Here is Emotional Honesty with Todd Schultz:
Liz Phair | Exile in Guyville
Not for the faint of heart. A badass record by a badass woman, with a low-fi, DIY vibe that caused, along with sexually blunt lyrics, a minor sensation. When Liz Phair sings, “Never Said,” you take her at her double-negative word.
Elliott Smith | XO
A simply gorgeous collection of songs, personal, harsh, beautifully angry. I wrote Elliott’s biography, Torment Saint: The Life of Elliott Smith. A lot of these songs targeted people who’d done him wrong. For that reason, it’s a revenge record, or as he put it, a “sonic f*ck you.”

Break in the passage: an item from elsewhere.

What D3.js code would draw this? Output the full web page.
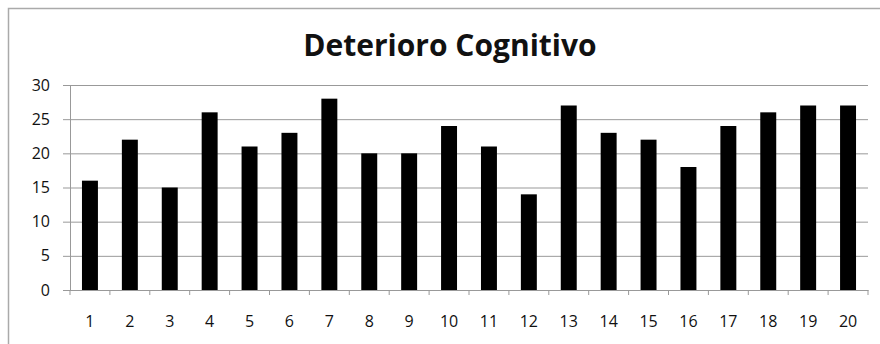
<!DOCTYPE html>
<html lang="en">
<head>
    <meta charset="UTF-8">
    <title>Deterioro Cognitivo</title>
    <script src="https://d3js.org/d3.v7.min.js"></script>
    <style>
        body { margin: 0; background: #fff; }
        .axis text { font-family: "Open Sans", sans-serif; font-size: 16px; fill: #111; }
        .axis path, .axis line { stroke: #999; }
        .grid line { stroke: #999; }
        .grid path { display: none; }
        .title { font-family: "Open Sans", sans-serif; font-weight: bold; font-size: 30px; fill: #111; }
    </style>
</head>
<body>
    <div id="chart"></div>
    <script>
        // Chart data
        const categories = d3.range(1, 21).map(String);
        const values = [16, 22, 15, 26, 21, 23, 28, 20, 20, 24, 21, 14, 27, 23, 22, 18, 24, 26, 27, 27];
        const yTicks = [0, 5, 10, 15, 20, 25, 30];
        const chartTitle = "Deterioro Cognitivo";

        const width = 880, height = 344;
        const plotLeft = 70, plotRight = 868, plotTop = 85, plotBottom = 290;

        const svg = d3.select("#chart")
            .append("svg")
            .attr("width", width)
            .attr("height", height);

        // outer frame
        svg.append("rect")
            .attr("x", 8.5)
            .attr("y", 8.5)
            .attr("width", 900)
            .attr("height", 400)
            .attr("fill", "none")
            .attr("stroke", "#aaa")
            .attr("stroke-width", 1.5);

        const xScale = d3.scaleBand()
            .domain(categories)
            .range([plotLeft, plotRight])
            .paddingInner(0.6)
            .paddingOuter(0.3);

        const yScale = d3.scaleLinear()
            .domain([0, 30])
            .range([plotBottom, plotTop]);

        // horizontal gridlines
        svg.append("g")
            .attr("class", "grid")
            .attr("transform", `translate(${plotLeft}, 0)`)
            .call(d3.axisLeft(yScale)
                .tickValues(yTicks)
                .tickSize(-(plotRight - plotLeft))
                .tickFormat(""));

        // bars
        svg.selectAll(".bar")
            .data(values)
            .enter()
            .append("rect")
            .attr("class", "bar")
            .attr("x", (d, i) => xScale(categories[i]))
            .attr("y", d => yScale(d))
            .attr("width", xScale.bandwidth())
            .attr("height", d => plotBottom - yScale(d))
            .attr("fill", "#000");

        // y axis
        svg.append("g")
            .attr("class", "axis")
            .attr("transform", `translate(${plotLeft}, 0)`)
            .call(d3.axisLeft(yScale)
                .tickValues(yTicks)
                .tickSize(7)
                .tickSizeOuter(0)
                .tickPadding(13));

        // x axis, ticks on band boundaries
        const xAxis = svg.append("g")
            .attr("class", "axis")
            .attr("transform", `translate(0, ${plotBottom})`)
            .call(d3.axisBottom(xScale)
                .tickSize(0)
                .tickSizeOuter(0)
                .tickPadding(26));

        const bandW = (plotRight - plotLeft) / categories.length;
        xAxis.selectAll(".sep")
            .data(d3.range(categories.length + 1))
            .enter()
            .append("line")
            .attr("class", "sep")
            .attr("x1", i => plotLeft + i * bandW)
            .attr("x2", i => plotLeft + i * bandW)
            .attr("y1", 0)
            .attr("y2", 5)
            .attr("stroke", "#999");

        // title
        svg.append("text")
            .attr("class", "title")
            .attr("x", 450)
            .attr("y", 56)
            .attr("text-anchor", "middle")
            .text(chartTitle);
    </script>
</body>
</html>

Van Morrison | Astral Weeks
This is my number one. I discovered it in college. Pure, wild, transcendent magic. No one knows exactly how this record was made but one thing is clear: Van was possessed. Prepare to be transported.
Joni Mitchell | Blue
Another record I discovered in college, by a songwriting genius (with zero peers). I fell inlove to this album about, paradoxically, falling out of love. Songs like Blue, California, and The Last Time I Saw Richard still destroy me.
Sam Phillips | Don't Do Anything
Few know who Sam Phillips is, and that’s a shame. Her melodic, lyrically complex tunes are mesmerizing. This record displays her typical sweep, from the driving war drums of No Explanations to the sweet, sad Flowers Up.
Aimee Mann |Mental Illness
This was my soundtrack when I lived in Vegas, and to cap it off, I got to meet and talk with Aimee Mann in a suite at the El Cortez on Fremont Street. A great record, for which she won a Grammy.
REM | Life's Rich Pageant
The accompaniment to many grad school drives south and north on I-5, between Portland and San Diego.
Elvis Costello | King of America
One of Costello’s very best. The songs drip with his usual poison, starting with a war on America called Brilliant Mistake. Also get his Imperial Bedroom, another masterpiece.
Tom Petty | Damn the Torpedoes
This goes back to high school. I played it on an ancient Zenith in my living room (when the parents weren’t home). Even the losers get lucky sometimes.
David Bowie | Ziggy Stardust and the Spiders From Mars
Bowie says all his songs center on isolation and being miserable. This record made me the opposite of miserable, like truly great sad art will do. Another Bowie album, sadly underrated, is Hunky Dory. Get it too.